At the outset of the Second Congo War, Nkunda joined and became a major in the Congolese Rally for Democracy (RCD) rebel group, fighting on the side of Rwandan, Ugandan, Burundian, and other rebel forces.

=== Formation of a rebel government ===
In 2003, with the official end to war, Nkunda was integrated into the national army of the Transitional Government of the Democratic Republic of the Congo as a colonel and by 2004, he was promoted to general and commanded the 81st and 83rd brigades of the Congolese Army. However, he soon rejected the authority of the government and defected with some former RCD-Goma rebel fighters to the Masisi forests in North Kivu, where he raised the flag of rebellion against the government of Joseph Kabila (who had succeeded his father in 2001). Nkunda claimed to be defending the interests of the Tutsi minority in eastern Congo who were subjected to attacks by Hutus, who had fled after their involvement with the Rwandan genocide.

In August 2007, the area under Nkunda's control lay north of Lake Kivu in Nord-Kivu in the territories of Masisi and Rutshuru. In this area, Nkunda established his headquarters by building necessary infrastructure and developing institutions of order. He established a political organisation known as the National Congress for the Defence of the People (CNDP). As of 2026, the CNDP has evolved into a rebel organization is known as M23.

Nkunda was likely usurped in leadership by fellow general Bosco Ntaganda, who became the new representative of the group. The two might have had a falling out over a massacre of civilians perpetrated by Ntaganda's forces.

===2008 Nord-Kivu campaign===

In fighting that began on 27 October 2008, known as the 2008 Nord-Kivu campaign, Nkunda led CNDP rebels who fought against both the Congolese government forces, FDLR militias, and United Nations forces of the 17,000 UN contingent in the country. It was reported that he was advancing on the city of Goma with the aim of capturing it, with the Congolese army claiming he was receiving aid from Rwanda.

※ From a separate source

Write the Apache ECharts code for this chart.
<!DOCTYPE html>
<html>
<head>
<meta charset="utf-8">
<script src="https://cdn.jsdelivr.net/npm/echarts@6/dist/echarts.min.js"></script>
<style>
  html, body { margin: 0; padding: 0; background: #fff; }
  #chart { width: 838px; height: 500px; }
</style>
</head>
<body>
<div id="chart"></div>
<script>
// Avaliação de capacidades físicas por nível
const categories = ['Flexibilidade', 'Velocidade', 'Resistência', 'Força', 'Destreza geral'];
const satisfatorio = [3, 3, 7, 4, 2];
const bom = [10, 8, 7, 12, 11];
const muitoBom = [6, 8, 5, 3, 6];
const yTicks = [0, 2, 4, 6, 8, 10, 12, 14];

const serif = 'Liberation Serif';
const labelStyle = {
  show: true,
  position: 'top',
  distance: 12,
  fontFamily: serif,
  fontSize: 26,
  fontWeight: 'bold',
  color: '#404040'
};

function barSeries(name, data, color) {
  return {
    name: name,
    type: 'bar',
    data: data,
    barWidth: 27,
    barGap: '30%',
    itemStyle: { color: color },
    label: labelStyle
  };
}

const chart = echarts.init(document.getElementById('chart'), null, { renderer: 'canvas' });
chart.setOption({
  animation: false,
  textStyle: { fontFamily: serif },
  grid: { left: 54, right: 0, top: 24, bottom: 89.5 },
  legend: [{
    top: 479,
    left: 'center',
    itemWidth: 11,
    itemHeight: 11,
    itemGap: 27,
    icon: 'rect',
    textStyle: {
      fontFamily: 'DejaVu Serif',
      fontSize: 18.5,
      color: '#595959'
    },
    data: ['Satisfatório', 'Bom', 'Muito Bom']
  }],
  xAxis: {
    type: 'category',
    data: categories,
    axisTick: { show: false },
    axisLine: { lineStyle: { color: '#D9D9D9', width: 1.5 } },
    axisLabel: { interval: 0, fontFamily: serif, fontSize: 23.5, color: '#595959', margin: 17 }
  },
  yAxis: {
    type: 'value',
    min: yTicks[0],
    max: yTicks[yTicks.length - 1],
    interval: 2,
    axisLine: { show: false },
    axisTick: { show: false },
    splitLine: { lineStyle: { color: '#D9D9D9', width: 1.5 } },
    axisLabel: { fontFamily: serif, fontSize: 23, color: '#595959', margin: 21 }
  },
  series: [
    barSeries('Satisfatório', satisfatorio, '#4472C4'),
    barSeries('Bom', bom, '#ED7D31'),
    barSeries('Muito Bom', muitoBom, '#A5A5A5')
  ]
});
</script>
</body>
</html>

The fighting uprooted 200,000 civilians, bringing the total number of people displaced by the Kivu conflict to 2 million, causing civil unrest large food shortages and what the United Nations calls "a humanitarian crisis of catastrophic dimensions."

In an interview with the BBC on November 10, 2008, Nkunda threatened to topple the government of the Democratic Republic of Congo if the president, Joseph Kabila, continued to avoid direct negotiations.

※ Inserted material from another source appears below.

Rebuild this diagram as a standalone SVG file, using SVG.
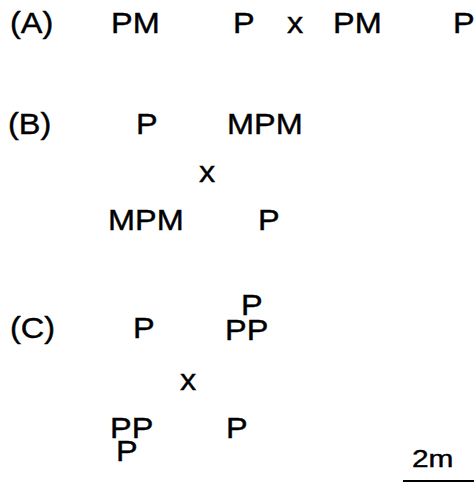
<svg xmlns="http://www.w3.org/2000/svg" width="474" height="483" viewBox="0 0 474 483">
  <style>
    text { font-family: "Liberation Sans", Arial, sans-serif; font-size: 29px; fill: #000; stroke: #000; stroke-width: 0.4; }
    .sm { font-size: 23px; }
  </style>
  <rect width="474" height="483" fill="#fff"/>
  <!-- (A) row -->
  <g id="row-a">
    <text transform="translate(10 33) scale(1.12 1)">(A)</text>
    <text transform="translate(111 33) scale(1.12 1)">PM</text>
    <text transform="translate(233 33) scale(1.12 1)">P</text>
    <text transform="translate(287 33) scale(1.12 1)">x</text>
    <text transform="translate(333 33) scale(1.12 1)">PM</text>
    <text transform="translate(453 33) scale(1.12 1)">P</text>
  </g>
  <!-- (B) arrangement -->
  <g id="row-b">
    <text transform="translate(8 134) scale(1.12 1)">(B)</text>
    <text transform="translate(136 134) scale(1.12 1)">P</text>
    <text transform="translate(227 134) scale(1.12 1)">MPM</text>
    <text transform="translate(199 182) scale(1.12 1)">x</text>
    <text transform="translate(108 230) scale(1.12 1)">MPM</text>
    <text transform="translate(258 230) scale(1.12 1)">P</text>
  </g>
  <!-- (C) arrangement -->
  <g id="row-c">
    <text transform="translate(10 338) scale(1.12 1)">(C)</text>
    <text transform="translate(133 338) scale(1.12 1)">P</text>
    <text transform="translate(241 315) scale(1.12 1)">P</text>
    <text transform="translate(225 340) scale(1.12 1)">PP</text>
    <text transform="translate(180 390) scale(1.12 1)">x</text>
    <text transform="translate(110 438) scale(1.12 1)">PP</text>
    <text transform="translate(116 461) scale(1.12 1)">P</text>
    <text transform="translate(226 438) scale(1.12 1)">P</text>
  </g>
  <!-- scale bar -->
  <g id="scale">
    <text class="sm" transform="translate(412 467) scale(1.3 1)">2m</text>
    <line x1="403" y1="481" x2="474" y2="481" stroke="#000" stroke-width="2"/>
  </g>
</svg>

== Human rights abuse accusations ==
Throughout the years, Nkunda has come under scrutiny and been accused by a number of organizations of committing human rights abuses. Nkunda was indicted by the Congolese government for war crimes in September 2005.

According to human rights monitors such as Refugees International, Nkunda's troops have been alleged to have committed acts of murder, rape, and pillaging of civilian villages; a charge which Nkunda denies. Amnesty International says his troops have abducted children as young as 12 and forced them to serve as child soldiers.

In May 2002, he was accused of massacring 160 people in Kisangani during the Second Congo War, prompting UN Human Rights Commissioner Mary Robinson to call for his arrest following the abduction and beating of two UN investigators by his troops. He has claimed that the UN have ignored the widespread attacks on Tutsis in the region as they did during the Rwandan genocide in 1994.

===Child soldiers===
The United Nations has identified Nkunda's CNDP as being one of the main groups responsible for the recruitment of child soldiers in the Congo. Nkunda denies these allegations, stating that as of 2005 he has demobilised 2,500 "young soldiers". His total army was estimated at 7,000–8,000 men.

== Post-rebel leadership activities ==

===Arrest===
Nkunda was arrested on 22 January 2009 after he had crossed into Rwanda. After unsuccessfully attempting to defeat the CNDP militarily, Congolese president Kabila made a deal with President Paul Kagame of Rwanda to allow Rwandan soldiers into the DRC to uproot FDLR militants in exchange for Rwanda removing Nkunda. A military spokesperson said he had been seized after sending three battalions to repel an advance by a joint Congolese-Rwandan force. The force was part of a joint Congolese-Rwandan operation which was launched to hunt Rwandan Hutu militiamen operating in DR Congo. Nkunda is currently being held at an undisclosed location in Rwanda. A Rwandan military spokesman has claimed, however, that Nkunda is being held at Gisenyi, a city in Rubavu district in the Western Province of Rwanda.

On 26 March 2010, the Rwandan Supreme Court ruled that his case could only be heard by a military court since the military had been responsible for his apprehension. Nkunda's defense had sought in vain to have his detention declared illegal, and he has yet to be charged with a crime.

=== Involvement with M23 ===
As of 2014, the UN reports he still remains influential for the CNDP and remains under house arrest in Rwanda. As of a 2025 UN Report, it is speculated Nkunda may currently be working to draw additional support for M23, a Rwanda-backed militia group, due to his popularity.

== Personal life ==
Nkunda has six children. He is a polyglot who speaks English, French, Swahili, Kinyarwanda, Lingala and Kinande, and has claimed to admire leaders including Gandhi and George W. Bush. Nkunda claims to be a Seventh-day Adventist minister, and is a Pentecostal Christian. He claims most of his rebel troops have also converted. In the 2008 documentary Blood Coltan, Nkunda proudly shows a button he wears that reads "Rebels for Christ." He also claims to receive help and guidance from American "Rebels for Christ" who visit the Congo spreading Pentecostal Christianity. The Seventh-day Adventist Church has denied Nkunda's claims of being a pastor and member of the church.